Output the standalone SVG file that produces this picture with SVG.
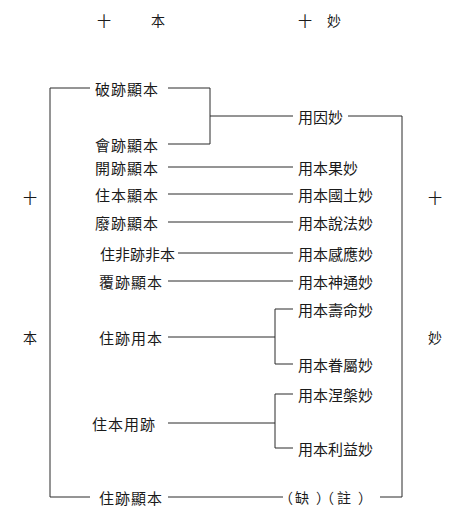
<svg xmlns="http://www.w3.org/2000/svg" width="464" height="529" viewBox="0 0 464 529">
<style>
text{font-family:"Noto Sans CJK TC","Noto Sans CJK SC",sans-serif;font-size:15px;fill:#1a1a1a;dominant-baseline:central}
.l{letter-spacing:1px}
.h{font-size:14px;text-anchor:middle}
.c line,.c polyline{stroke:#2a2a2a;stroke-width:1;fill:none}
</style>
<rect width="464" height="529" fill="#fff"/>
<g id="header">
<text class="h" x="104" y="20">十</text>
<text class="h" x="158" y="20">本</text>
<text class="h" x="305" y="20">十</text>
<text class="h" x="334" y="20">妙</text>
</g>
<g id="side">
<text class="h" x="30" y="197">十</text>
<text class="h" x="30" y="337">本</text>
<text class="h" x="435" y="197">十</text>
<text class="h" x="435" y="337">妙</text>
</g>
<g class="c" id="connectors">
<polyline points="90,88 50,88 50,497 90,497"/>
<polyline points="168,88 210,88 210,144 168,144"/>
<line x1="210" y1="116" x2="293" y2="116"/>
<polyline points="348,116 402,116 402,497 380,497"/>
<line x1="168" y1="167" x2="293" y2="167"/>
<line x1="168" y1="194" x2="293" y2="194"/>
<line x1="168" y1="222" x2="293" y2="222"/>
<line x1="178" y1="253" x2="293" y2="253"/>
<line x1="168" y1="281" x2="293" y2="281"/>
<line x1="168" y1="337" x2="275" y2="337"/>
<polyline points="293,309 275,309 275,364 293,364"/>
<line x1="168" y1="423" x2="275" y2="423"/>
<polyline points="293,394 275,394 275,448 293,448"/>
<line x1="168" y1="497" x2="283" y2="497"/>
</g>
<g id="n1"><text class="l" x="95" y="88">破跡顯本</text></g>
<g id="n2"><text class="l" x="95" y="144">會跡顯本</text></g>
<g id="n3"><text class="l" x="95" y="167">開跡顯本</text></g>
<g id="n4"><text class="l" x="95" y="194">住本顯本</text></g>
<g id="n5"><text class="l" x="95" y="222">廢跡顯本</text></g>
<g id="n6"><text x="100" y="253">住非跡非本</text></g>
<g id="n7"><text class="l" x="99" y="281">覆跡顯本</text></g>
<g id="n8"><text class="l" x="99" y="337">住跡用本</text></g>
<g id="n9"><text class="l" x="92" y="423">住本用跡</text></g>
<g id="n10"><text class="l" x="99" y="497">住跡顯本</text></g>
<g id="m1"><text x="298" y="116">用因妙</text></g>
<g id="m2"><text x="298" y="167">用本果妙</text></g>
<g id="m3"><text x="298" y="194">用本國土妙</text></g>
<g id="m4"><text x="298" y="222">用本說法妙</text></g>
<g id="m5"><text x="298" y="253">用本感應妙</text></g>
<g id="m6"><text x="298" y="281">用本神通妙</text></g>
<g id="m7"><text x="298" y="309">用本壽命妙</text></g>
<g id="m8"><text x="298" y="364">用本眷屬妙</text></g>
<g id="m9"><text x="298" y="394">用本涅槃妙</text></g>
<g id="m10"><text x="298" y="448">用本利益妙</text></g>
<g id="m11"><text x="286 302 323 327 344 365" y="497" style="font-size:14px;text-anchor:middle">（缺）（註）</text></g>
</svg>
================================
● **Work required**:
Leave every image out, and retype the material exactly.

● **Result for this task**:
Output the standalone SVG file that produces this picture with SVG.
<svg xmlns="http://www.w3.org/2000/svg" width="464" height="529" viewBox="0 0 464 529">
<style>
text{font-family:"Noto Sans CJK TC","Noto Sans CJK SC",sans-serif;font-size:15px;fill:#1a1a1a;dominant-baseline:central}
.l{letter-spacing:1px}
.h{font-size:14px;text-anchor:middle}
.c line,.c polyline{stroke:#2a2a2a;stroke-width:1;fill:none}
</style>
<rect width="464" height="529" fill="#fff"/>
<g id="header">
<text class="h" x="104" y="20">十</text>
<text class="h" x="158" y="20">本</text>
<text class="h" x="305" y="20">十</text>
<text class="h" x="334" y="20">妙</text>
</g>
<g id="side">
<text class="h" x="30" y="197">十</text>
<text class="h" x="30" y="337">本</text>
<text class="h" x="435" y="197">十</text>
<text class="h" x="435" y="337">妙</text>
</g>
<g class="c" id="connectors">
<polyline points="90,88 50,88 50,497 90,497"/>
<polyline points="168,88 210,88 210,144 168,144"/>
<line x1="210" y1="116" x2="293" y2="116"/>
<polyline points="348,116 402,116 402,497 380,497"/>
<line x1="168" y1="167" x2="293" y2="167"/>
<line x1="168" y1="194" x2="293" y2="194"/>
<line x1="168" y1="222" x2="293" y2="222"/>
<line x1="178" y1="253" x2="293" y2="253"/>
<line x1="168" y1="281" x2="293" y2="281"/>
<line x1="168" y1="337" x2="275" y2="337"/>
<polyline points="293,309 275,309 275,364 293,364"/>
<line x1="168" y1="423" x2="275" y2="423"/>
<polyline points="293,394 275,394 275,448 293,448"/>
<line x1="168" y1="497" x2="283" y2="497"/>
</g>
<g id="n1"><text class="l" x="95" y="88">破跡顯本</text></g>
<g id="n2"><text class="l" x="95" y="144">會跡顯本</text></g>
<g id="n3"><text class="l" x="95" y="167">開跡顯本</text></g>
<g id="n4"><text class="l" x="95" y="194">住本顯本</text></g>
<g id="n5"><text class="l" x="95" y="222">廢跡顯本</text></g>
<g id="n6"><text x="100" y="253">住非跡非本</text></g>
<g id="n7"><text class="l" x="99" y="281">覆跡顯本</text></g>
<g id="n8"><text class="l" x="99" y="337">住跡用本</text></g>
<g id="n9"><text class="l" x="92" y="423">住本用跡</text></g>
<g id="n10"><text class="l" x="99" y="497">住跡顯本</text></g>
<g id="m1"><text x="298" y="116">用因妙</text></g>
<g id="m2"><text x="298" y="167">用本果妙</text></g>
<g id="m3"><text x="298" y="194">用本國土妙</text></g>
<g id="m4"><text x="298" y="222">用本說法妙</text></g>
<g id="m5"><text x="298" y="253">用本感應妙</text></g>
<g id="m6"><text x="298" y="281">用本神通妙</text></g>
<g id="m7"><text x="298" y="309">用本壽命妙</text></g>
<g id="m8"><text x="298" y="364">用本眷屬妙</text></g>
<g id="m9"><text x="298" y="394">用本涅槃妙</text></g>
<g id="m10"><text x="298" y="448">用本利益妙</text></g>
<g id="m11"><text x="286 302 323 327 344 365" y="497" style="font-size:14px;text-anchor:middle">（缺）（註）</text></g>
</svg>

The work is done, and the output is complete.